- Exercise details -
Write out exactly the lines from the line with "Recreate this image" through the line with "(0,0) rectangle (927,474);", both ends included, and no other line.

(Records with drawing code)
══════

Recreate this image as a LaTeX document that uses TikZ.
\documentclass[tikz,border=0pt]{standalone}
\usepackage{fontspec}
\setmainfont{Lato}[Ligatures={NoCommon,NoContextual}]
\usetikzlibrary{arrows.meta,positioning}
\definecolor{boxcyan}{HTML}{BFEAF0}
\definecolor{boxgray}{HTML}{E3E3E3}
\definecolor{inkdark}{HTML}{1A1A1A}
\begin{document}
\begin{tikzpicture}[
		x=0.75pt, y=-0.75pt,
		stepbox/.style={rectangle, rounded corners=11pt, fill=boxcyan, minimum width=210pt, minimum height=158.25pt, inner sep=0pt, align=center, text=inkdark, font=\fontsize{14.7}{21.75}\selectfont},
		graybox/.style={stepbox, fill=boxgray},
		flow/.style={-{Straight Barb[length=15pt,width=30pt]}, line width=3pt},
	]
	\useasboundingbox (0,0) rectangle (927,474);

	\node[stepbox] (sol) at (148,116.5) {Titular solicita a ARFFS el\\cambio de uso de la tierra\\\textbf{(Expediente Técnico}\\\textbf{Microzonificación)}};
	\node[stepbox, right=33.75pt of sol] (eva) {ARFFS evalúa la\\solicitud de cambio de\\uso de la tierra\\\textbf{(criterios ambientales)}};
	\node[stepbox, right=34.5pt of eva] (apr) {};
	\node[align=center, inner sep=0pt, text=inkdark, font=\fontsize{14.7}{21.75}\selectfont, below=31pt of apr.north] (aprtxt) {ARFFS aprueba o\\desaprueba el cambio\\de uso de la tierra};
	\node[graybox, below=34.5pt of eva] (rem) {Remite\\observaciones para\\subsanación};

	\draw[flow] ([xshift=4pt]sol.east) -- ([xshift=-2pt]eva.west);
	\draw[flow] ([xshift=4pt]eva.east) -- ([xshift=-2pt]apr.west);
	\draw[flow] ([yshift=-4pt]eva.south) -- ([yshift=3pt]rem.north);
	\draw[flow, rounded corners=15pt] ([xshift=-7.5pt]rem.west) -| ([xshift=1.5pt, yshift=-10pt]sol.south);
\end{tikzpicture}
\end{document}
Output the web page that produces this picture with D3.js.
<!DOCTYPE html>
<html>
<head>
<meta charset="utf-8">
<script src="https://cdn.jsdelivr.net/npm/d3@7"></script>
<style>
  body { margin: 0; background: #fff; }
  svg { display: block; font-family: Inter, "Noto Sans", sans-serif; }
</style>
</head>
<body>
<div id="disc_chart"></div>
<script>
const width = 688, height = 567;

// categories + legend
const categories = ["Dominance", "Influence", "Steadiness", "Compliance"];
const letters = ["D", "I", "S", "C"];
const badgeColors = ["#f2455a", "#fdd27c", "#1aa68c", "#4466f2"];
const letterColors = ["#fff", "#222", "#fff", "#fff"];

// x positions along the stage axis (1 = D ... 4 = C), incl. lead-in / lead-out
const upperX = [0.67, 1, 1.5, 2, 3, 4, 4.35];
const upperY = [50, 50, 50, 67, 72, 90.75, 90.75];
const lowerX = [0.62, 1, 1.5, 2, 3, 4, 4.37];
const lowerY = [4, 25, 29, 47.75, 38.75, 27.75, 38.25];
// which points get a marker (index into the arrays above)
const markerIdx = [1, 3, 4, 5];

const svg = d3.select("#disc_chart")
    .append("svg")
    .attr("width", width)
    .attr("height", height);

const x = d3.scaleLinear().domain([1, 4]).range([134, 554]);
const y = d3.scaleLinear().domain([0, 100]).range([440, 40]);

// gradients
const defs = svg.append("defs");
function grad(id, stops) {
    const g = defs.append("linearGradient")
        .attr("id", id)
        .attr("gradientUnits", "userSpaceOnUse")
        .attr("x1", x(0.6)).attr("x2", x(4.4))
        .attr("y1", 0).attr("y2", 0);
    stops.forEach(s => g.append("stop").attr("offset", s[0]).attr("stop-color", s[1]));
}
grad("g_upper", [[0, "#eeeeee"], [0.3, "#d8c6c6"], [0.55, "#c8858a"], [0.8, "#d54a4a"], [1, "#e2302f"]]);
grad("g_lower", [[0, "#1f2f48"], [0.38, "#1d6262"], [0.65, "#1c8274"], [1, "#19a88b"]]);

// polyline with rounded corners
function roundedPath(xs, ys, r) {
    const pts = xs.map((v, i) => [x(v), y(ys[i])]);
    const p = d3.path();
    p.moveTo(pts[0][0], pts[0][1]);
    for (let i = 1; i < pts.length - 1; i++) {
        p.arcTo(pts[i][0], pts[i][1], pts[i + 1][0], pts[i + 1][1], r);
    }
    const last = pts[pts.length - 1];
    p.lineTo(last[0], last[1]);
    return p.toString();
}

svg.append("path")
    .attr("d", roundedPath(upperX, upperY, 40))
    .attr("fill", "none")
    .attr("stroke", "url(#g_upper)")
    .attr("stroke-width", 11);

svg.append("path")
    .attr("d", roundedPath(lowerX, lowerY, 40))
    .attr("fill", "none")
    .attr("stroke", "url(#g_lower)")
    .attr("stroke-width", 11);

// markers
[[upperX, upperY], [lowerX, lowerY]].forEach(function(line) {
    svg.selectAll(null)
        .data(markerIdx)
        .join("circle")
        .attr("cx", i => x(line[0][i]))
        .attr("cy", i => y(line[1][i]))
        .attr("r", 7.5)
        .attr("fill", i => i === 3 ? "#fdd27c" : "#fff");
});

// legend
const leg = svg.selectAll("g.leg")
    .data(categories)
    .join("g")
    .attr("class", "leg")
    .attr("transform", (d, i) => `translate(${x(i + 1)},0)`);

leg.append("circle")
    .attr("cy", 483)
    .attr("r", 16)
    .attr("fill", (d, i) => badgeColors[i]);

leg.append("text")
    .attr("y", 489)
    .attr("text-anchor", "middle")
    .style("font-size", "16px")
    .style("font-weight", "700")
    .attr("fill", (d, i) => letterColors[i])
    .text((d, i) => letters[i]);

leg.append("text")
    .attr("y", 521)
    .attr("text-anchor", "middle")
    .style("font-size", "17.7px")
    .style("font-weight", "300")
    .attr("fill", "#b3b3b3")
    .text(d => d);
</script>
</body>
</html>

══════

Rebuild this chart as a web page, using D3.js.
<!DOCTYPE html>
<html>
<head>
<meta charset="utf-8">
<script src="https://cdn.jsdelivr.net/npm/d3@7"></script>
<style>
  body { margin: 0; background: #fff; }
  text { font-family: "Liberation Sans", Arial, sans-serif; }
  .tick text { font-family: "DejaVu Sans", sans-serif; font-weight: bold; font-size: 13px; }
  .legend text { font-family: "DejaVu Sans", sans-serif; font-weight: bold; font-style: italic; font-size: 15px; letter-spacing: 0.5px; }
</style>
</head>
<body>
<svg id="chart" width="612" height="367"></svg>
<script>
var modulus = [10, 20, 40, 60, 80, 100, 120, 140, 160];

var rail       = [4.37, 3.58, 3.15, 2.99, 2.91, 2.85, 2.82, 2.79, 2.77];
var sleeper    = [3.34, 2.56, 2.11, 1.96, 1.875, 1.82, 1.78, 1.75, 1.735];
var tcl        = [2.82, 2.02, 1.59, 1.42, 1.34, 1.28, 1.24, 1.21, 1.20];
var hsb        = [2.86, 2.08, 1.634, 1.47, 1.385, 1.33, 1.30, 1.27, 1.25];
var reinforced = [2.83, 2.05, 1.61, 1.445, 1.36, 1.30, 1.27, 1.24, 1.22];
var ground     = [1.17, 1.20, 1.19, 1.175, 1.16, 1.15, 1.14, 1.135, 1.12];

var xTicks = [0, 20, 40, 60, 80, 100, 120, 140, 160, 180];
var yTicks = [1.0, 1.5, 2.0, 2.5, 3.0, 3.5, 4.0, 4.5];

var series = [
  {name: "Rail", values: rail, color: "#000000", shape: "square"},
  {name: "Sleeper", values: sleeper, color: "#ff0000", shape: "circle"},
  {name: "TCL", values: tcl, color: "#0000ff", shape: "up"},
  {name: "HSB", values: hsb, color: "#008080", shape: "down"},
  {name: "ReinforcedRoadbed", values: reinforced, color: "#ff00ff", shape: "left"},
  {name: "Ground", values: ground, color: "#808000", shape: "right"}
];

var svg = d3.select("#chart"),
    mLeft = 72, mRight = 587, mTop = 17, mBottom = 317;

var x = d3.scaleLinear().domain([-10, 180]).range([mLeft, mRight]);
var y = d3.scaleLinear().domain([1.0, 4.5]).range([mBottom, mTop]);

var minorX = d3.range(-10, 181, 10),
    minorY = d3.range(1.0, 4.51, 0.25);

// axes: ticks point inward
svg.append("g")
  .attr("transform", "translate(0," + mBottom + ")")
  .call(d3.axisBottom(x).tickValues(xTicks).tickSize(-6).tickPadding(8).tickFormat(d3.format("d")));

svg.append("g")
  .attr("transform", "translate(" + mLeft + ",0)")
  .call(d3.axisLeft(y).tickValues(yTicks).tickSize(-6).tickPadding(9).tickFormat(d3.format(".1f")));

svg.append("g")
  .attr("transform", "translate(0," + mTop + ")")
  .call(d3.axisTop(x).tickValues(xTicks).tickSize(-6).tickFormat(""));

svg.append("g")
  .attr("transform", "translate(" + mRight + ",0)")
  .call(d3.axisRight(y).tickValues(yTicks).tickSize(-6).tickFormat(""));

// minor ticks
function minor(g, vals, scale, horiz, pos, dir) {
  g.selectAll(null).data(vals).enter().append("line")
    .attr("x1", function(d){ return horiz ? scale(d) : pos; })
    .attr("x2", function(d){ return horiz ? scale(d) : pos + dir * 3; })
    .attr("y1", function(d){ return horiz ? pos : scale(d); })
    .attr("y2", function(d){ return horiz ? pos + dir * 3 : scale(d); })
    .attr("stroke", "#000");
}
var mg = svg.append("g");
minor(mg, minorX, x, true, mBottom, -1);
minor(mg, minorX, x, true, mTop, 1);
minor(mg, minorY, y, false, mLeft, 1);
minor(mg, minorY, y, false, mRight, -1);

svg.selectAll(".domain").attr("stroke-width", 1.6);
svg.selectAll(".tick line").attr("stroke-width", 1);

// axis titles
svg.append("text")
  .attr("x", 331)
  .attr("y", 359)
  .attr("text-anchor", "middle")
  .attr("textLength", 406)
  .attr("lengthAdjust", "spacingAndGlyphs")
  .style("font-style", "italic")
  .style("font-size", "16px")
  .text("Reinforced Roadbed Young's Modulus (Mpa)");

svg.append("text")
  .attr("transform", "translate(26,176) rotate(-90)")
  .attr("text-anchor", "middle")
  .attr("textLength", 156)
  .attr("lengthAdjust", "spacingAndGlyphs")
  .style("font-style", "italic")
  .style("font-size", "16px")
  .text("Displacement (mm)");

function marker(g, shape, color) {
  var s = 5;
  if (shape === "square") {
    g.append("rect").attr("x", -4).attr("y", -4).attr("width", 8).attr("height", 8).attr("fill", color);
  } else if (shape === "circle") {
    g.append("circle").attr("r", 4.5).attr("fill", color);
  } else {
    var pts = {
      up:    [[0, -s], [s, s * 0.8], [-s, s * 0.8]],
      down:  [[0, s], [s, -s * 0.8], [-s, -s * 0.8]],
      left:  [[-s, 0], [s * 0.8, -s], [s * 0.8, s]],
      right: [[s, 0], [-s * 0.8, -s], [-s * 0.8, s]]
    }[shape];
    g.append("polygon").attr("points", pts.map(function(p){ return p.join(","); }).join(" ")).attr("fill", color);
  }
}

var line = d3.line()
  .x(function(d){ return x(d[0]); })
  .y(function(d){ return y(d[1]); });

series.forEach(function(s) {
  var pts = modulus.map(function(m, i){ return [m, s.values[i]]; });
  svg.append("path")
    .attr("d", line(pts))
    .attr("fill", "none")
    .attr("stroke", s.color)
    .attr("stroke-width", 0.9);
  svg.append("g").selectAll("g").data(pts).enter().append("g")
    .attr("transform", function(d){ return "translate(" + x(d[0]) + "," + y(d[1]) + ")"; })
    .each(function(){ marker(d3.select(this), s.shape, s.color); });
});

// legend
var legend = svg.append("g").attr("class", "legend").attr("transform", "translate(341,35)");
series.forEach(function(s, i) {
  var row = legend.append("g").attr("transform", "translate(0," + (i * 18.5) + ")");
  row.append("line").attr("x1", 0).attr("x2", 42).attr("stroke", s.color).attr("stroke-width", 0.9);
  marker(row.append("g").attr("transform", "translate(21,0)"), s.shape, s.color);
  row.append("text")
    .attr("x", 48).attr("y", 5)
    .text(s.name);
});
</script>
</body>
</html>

══════

- Output for this task -
Recreate this image as a LaTeX document that uses TikZ.
\documentclass[tikz,border=0pt]{standalone}
\usepackage{fontspec}
\setmainfont{Lato}[Ligatures={NoCommon,NoContextual}]
\usetikzlibrary{arrows.meta,positioning}
\definecolor{boxcyan}{HTML}{BFEAF0}
\definecolor{boxgray}{HTML}{E3E3E3}
\definecolor{inkdark}{HTML}{1A1A1A}
\begin{document}
\begin{tikzpicture}[
		x=0.75pt, y=-0.75pt,
		stepbox/.style={rectangle, rounded corners=11pt, fill=boxcyan, minimum width=210pt, minimum height=158.25pt, inner sep=0pt, align=center, text=inkdark, font=\fontsize{14.7}{21.75}\selectfont},
		graybox/.style={stepbox, fill=boxgray},
		flow/.style={-{Straight Barb[length=15pt,width=30pt]}, line width=3pt},
	]
	\useasboundingbox (0,0) rectangle (927,474);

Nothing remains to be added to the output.